Like any routine, I clicked on the old boob tube and switched the channel to ESPN 2's Mike 'n Mike In The Morning. The news of Alex Rodriguez's positive steroid test dominated most of the topics on the show, but some new news was brought to my attention.
Apparently, Commissioner Bud Selig responded to a local Milwaukee journalist by posing the question, "What do you want me to do?"
Obviously, Selig cannot punish offenders for drug usage prior to the current drug testing program. Any attempt to do so would be met with a fierce battle by the Player's Union.
However, in my opinion there IS something Selig can do right now.
Hold a press conference. Admit some wrong doing. Admit that while you sat in your press box you helped contribute to the culture of players using PED's, by profiting from their exploits. Something to show the fans and the baseball world that "the suits" are taking heat for this era as well.
As Selig condemns Alex Rodriguez's use of PED's, he should be holding himself accountable as well. In these hard economic times, accountability counts for a lot; yet, while he continues to denounce the players for "shaming" the game, he gets a pay raise.
Maybe Selig should do some introspection. He may see that merely sending out a notice in 1997, warning teams that any use of steroids without a prescription was illegal, probably wasn't the most proactive solution.
The question Selig posed was also an intriguing one, because it was in response to the journalist's protest of Selig not punishing Rodriguez for his positive steroid test.
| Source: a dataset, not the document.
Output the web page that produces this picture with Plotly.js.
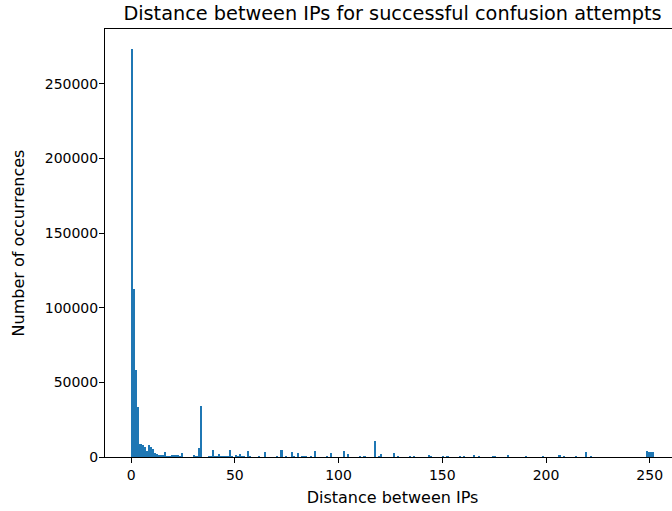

While I agree that steroids have tarnished, tainted, and smeared all of the players of my generation, I cannot see how you can punish a player for taking a substance that wasn't banned at the time.
Moreover, the original agreement was that none of these tests were going to be made public, nor were any players going to be punished. This was simply an attempt by the MLB to see the prevalence of PED's in baseball. It was a contract agreed upon by both sides.
As much as people want to see the other 103 names come out, I have to voice my own opinion.
What if the same contract was brought to you at your own place of work? What if the company just wanted to see if they had a drug problem on their hands? And you took the test, confident that nobody would ever know of the skeletons you had laying in your closet.
Flash forward six years.
You are about to be promoted to a high level, highly-visible position when news breaks out that you had taken crack/cocaine. Imagine the humiliation, embarrassment, and anger that would ensue.
I'm torn between being journalist and a fan. As a fan, I want to know who used and who did not. At the very least, if we bring the results to light, just maybe we can move forward from all of this.
As a journalist, I'm compelled to see the rational and legal side of things. I have to see the story within the story, so I have to go against the grain here.